• THE REQUEST
Make an exact copy of the records, with the pictures left out.

━━━━━━━━

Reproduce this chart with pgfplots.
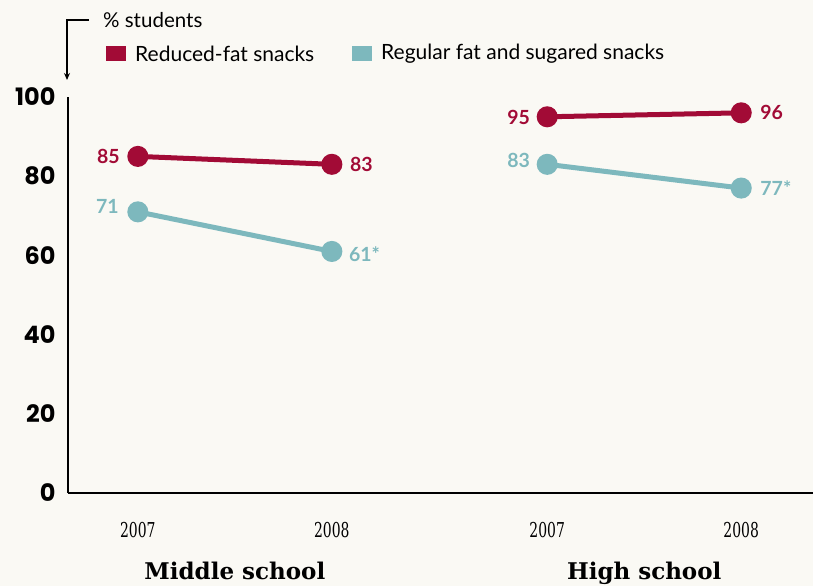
\documentclass[border=0pt]{standalone}
\usepackage{pgfplots}
\pgfplotsset{compat=1.18}
\usetikzlibrary{arrows.meta}
\usepackage{fontspec}
\setmainfont{Lato}
\newfontfamily\tickfont{Poppins}
\newfontfamily\yearfont[FakeStretch=0.68]{DejaVu Serif}
\newfontfamily\groupfont{DejaVu Serif}
\definecolor{bg}{HTML}{FAF9F4}
\definecolor{cred}{HTML}{A20B36}
\definecolor{cteal}{HTML}{7DB8BD}
\begin{document}
\begin{tikzpicture}
\fill[bg] (-68pt,-93pt) rectangle (745pt,493pt);
\begin{axis}[
  name=ax, at={(0,0)}, anchor=south west,
  scale only axis, width=745pt, height=396pt,
  xmin=-0.36, xmax=3.48, ymin=0, ymax=100,
  axis x line=bottom, axis y line=left,
  axis line style={line width=1.8pt, -},
  major tick length=0pt,
  /pgf/number format/assume math mode=true,
  ytick={0,20,40,60,80,100},
  yticklabel style={font=\tickfont\bfseries\fontsize{24}{24}\selectfont, xshift=-9pt},
  xtick={0,1,2.11,3.11},
  xticklabels={},
  clip=false,
]
\addplot[cred, line width=5pt, mark=*, mark size=8pt, mark options={fill=cred, draw=none}] coordinates {(0,85) (1,83)};
\addplot[cteal, line width=5pt, mark=*, mark size=8pt, mark options={fill=cteal, draw=none}] coordinates {(0,71) (1,61)};
\addplot[cred, line width=5pt, mark=*, mark size=8pt, mark options={fill=cred, draw=none}] coordinates {(2.11,95) (3.11,96)};
\addplot[cteal, line width=5pt, mark=*, mark size=8pt, mark options={fill=cteal, draw=none}] coordinates {(2.11,83) (3.11,77)};
\begin{scope}[every node/.style={font=\bfseries\fontsize{19.5}{19.5}\selectfont, inner sep=0pt}]
\node[cred, anchor=east] at ([xshift=-18pt]axis cs:0,85) {85};
\node[cred, anchor=west] at ([xshift=18pt]axis cs:1,83) {83};
\node[cteal, anchor=east] at ([xshift=-19pt, yshift=5pt]axis cs:0,71) {71};
\node[cteal, anchor=west] at ([xshift=17pt, yshift=-3pt]axis cs:1,61) {61*};
\node[cred, anchor=east] at ([xshift=-17pt, yshift=-1pt]axis cs:2.11,95) {95};
\node[cred, anchor=west] at ([xshift=19pt]axis cs:3.11,96) {96};
\node[cteal, anchor=east] at ([xshift=-17pt, yshift=4pt]axis cs:2.11,83) {83};
\node[cteal, anchor=west] at ([xshift=19pt]axis cs:3.11,77) {77*};
\end{scope}
\begin{scope}[every node/.style={font=\yearfont\fontsize{20.5}{20.5}\selectfont, anchor=base, inner sep=0pt}]
\node at ([yshift=-44pt]axis cs:0,0) {2007};
\node at ([yshift=-44pt]axis cs:1,0) {2008};
\node at ([yshift=-44pt]axis cs:2.11,0) {2007};
\node at ([yshift=-44pt]axis cs:3.11,0) {2008};
\end{scope}
\node[font=\groupfont\bfseries\fontsize{23}{23}\selectfont, anchor=base, inner sep=0pt] at ([yshift=-86pt]axis cs:0.5,0) {Middle school};
\node[font=\groupfont\bfseries\fontsize{23}{23}\selectfont, anchor=base, inner sep=0pt] at ([yshift=-86pt]axis cs:2.61,0) {High school};
\end{axis}
% annotations (1pt = 1px of reference; origin at axis south west)
\draw[line width=1.3pt, -{Stealth[length=7pt,width=6pt]}] (21pt,473pt) -- (-1pt,473pt) -- (-1pt,413pt);
\node[anchor=west, inner sep=0pt, font=\fontsize{20.5}{20.5}\selectfont] at (35pt,473pt) {\% students};
\fill[cred] (38pt,432pt) rectangle (58pt,447pt);
\node[anchor=west, inner sep=0pt, font=\fontsize{21}{21}\selectfont] at (67pt,439.5pt) {Reduced-fat snacks};
\fill[cteal] (284pt,432pt) rectangle (304pt,447pt);
\node[anchor=west, inner sep=0pt, font=\fontsize{21}{21}\selectfont] at (313pt,439.5pt) {Regular fat and sugared snacks};
\pgfresetboundingbox
\useasboundingbox (-68pt,-93pt) rectangle (745pt,493pt);
\end{tikzpicture}
\end{document}
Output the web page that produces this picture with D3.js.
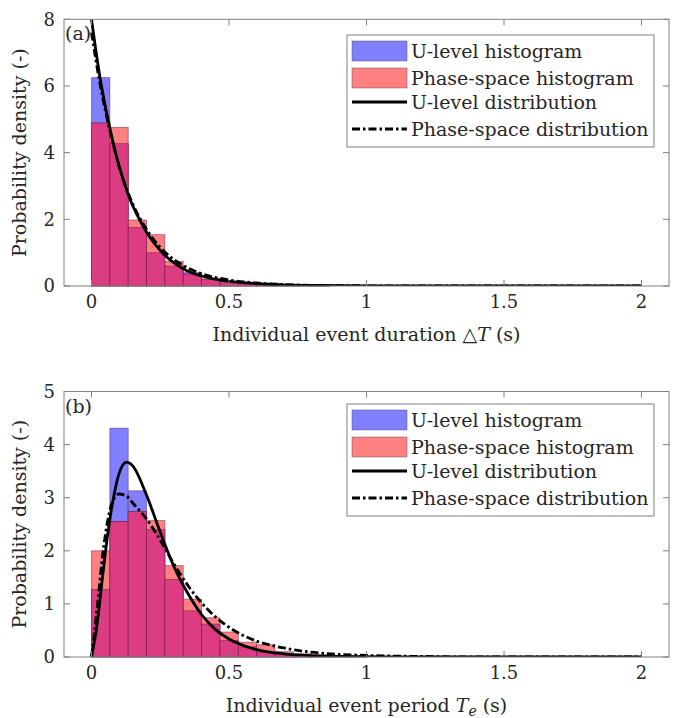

━━━━━━━━

• SOLUTION TO THIS EXERCISE
Reproduce this chart with pgfplots.
\documentclass[border=0pt]{standalone}
\usepackage{pgfplots}
\pgfplotsset{compat=1.18}
\usetikzlibrary{arrows.meta}
\usepackage{fontspec}
\setmainfont{Lato}
\newfontfamily\tickfont{Poppins}
\newfontfamily\yearfont[FakeStretch=0.68]{DejaVu Serif}
\newfontfamily\groupfont{DejaVu Serif}
\definecolor{bg}{HTML}{FAF9F4}
\definecolor{cred}{HTML}{A20B36}
\definecolor{cteal}{HTML}{7DB8BD}
\begin{document}
\begin{tikzpicture}
\fill[bg] (-68pt,-93pt) rectangle (745pt,493pt);
\begin{axis}[
  name=ax, at={(0,0)}, anchor=south west,
  scale only axis, width=745pt, height=396pt,
  xmin=-0.36, xmax=3.48, ymin=0, ymax=100,
  axis x line=bottom, axis y line=left,
  axis line style={line width=1.8pt, -},
  major tick length=0pt,
  /pgf/number format/assume math mode=true,
  ytick={0,20,40,60,80,100},
  yticklabel style={font=\tickfont\bfseries\fontsize{24}{24}\selectfont, xshift=-9pt},
  xtick={0,1,2.11,3.11},
  xticklabels={},
  clip=false,
]
\addplot[cred, line width=5pt, mark=*, mark size=8pt, mark options={fill=cred, draw=none}] coordinates {(0,85) (1,83)};
\addplot[cteal, line width=5pt, mark=*, mark size=8pt, mark options={fill=cteal, draw=none}] coordinates {(0,71) (1,61)};
\addplot[cred, line width=5pt, mark=*, mark size=8pt, mark options={fill=cred, draw=none}] coordinates {(2.11,95) (3.11,96)};
\addplot[cteal, line width=5pt, mark=*, mark size=8pt, mark options={fill=cteal, draw=none}] coordinates {(2.11,83) (3.11,77)};
\begin{scope}[every node/.style={font=\bfseries\fontsize{19.5}{19.5}\selectfont, inner sep=0pt}]
\node[cred, anchor=east] at ([xshift=-18pt]axis cs:0,85) {85};
\node[cred, anchor=west] at ([xshift=18pt]axis cs:1,83) {83};
\node[cteal, anchor=east] at ([xshift=-19pt, yshift=5pt]axis cs:0,71) {71};
\node[cteal, anchor=west] at ([xshift=17pt, yshift=-3pt]axis cs:1,61) {61*};
\node[cred, anchor=east] at ([xshift=-17pt, yshift=-1pt]axis cs:2.11,95) {95};
\node[cred, anchor=west] at ([xshift=19pt]axis cs:3.11,96) {96};
\node[cteal, anchor=east] at ([xshift=-17pt, yshift=4pt]axis cs:2.11,83) {83};
\node[cteal, anchor=west] at ([xshift=19pt]axis cs:3.11,77) {77*};
\end{scope}
\begin{scope}[every node/.style={font=\yearfont\fontsize{20.5}{20.5}\selectfont, anchor=base, inner sep=0pt}]
\node at ([yshift=-44pt]axis cs:0,0) {2007};
\node at ([yshift=-44pt]axis cs:1,0) {2008};
\node at ([yshift=-44pt]axis cs:2.11,0) {2007};
\node at ([yshift=-44pt]axis cs:3.11,0) {2008};
\end{scope}
\node[font=\groupfont\bfseries\fontsize{23}{23}\selectfont, anchor=base, inner sep=0pt] at ([yshift=-86pt]axis cs:0.5,0) {Middle school};
\node[font=\groupfont\bfseries\fontsize{23}{23}\selectfont, anchor=base, inner sep=0pt] at ([yshift=-86pt]axis cs:2.61,0) {High school};
\end{axis}
% annotations (1pt = 1px of reference; origin at axis south west)
\draw[line width=1.3pt, -{Stealth[length=7pt,width=6pt]}] (21pt,473pt) -- (-1pt,473pt) -- (-1pt,413pt);
\node[anchor=west, inner sep=0pt, font=\fontsize{20.5}{20.5}\selectfont] at (35pt,473pt) {\% students};
\fill[cred] (38pt,432pt) rectangle (58pt,447pt);
\node[anchor=west, inner sep=0pt, font=\fontsize{21}{21}\selectfont] at (67pt,439.5pt) {Reduced-fat snacks};
\fill[cteal] (284pt,432pt) rectangle (304pt,447pt);
\node[anchor=west, inner sep=0pt, font=\fontsize{21}{21}\selectfont] at (313pt,439.5pt) {Regular fat and sugared snacks};
\pgfresetboundingbox
\useasboundingbox (-68pt,-93pt) rectangle (745pt,493pt);
\end{tikzpicture}
\end{document}
Output the web page that produces this picture with D3.js.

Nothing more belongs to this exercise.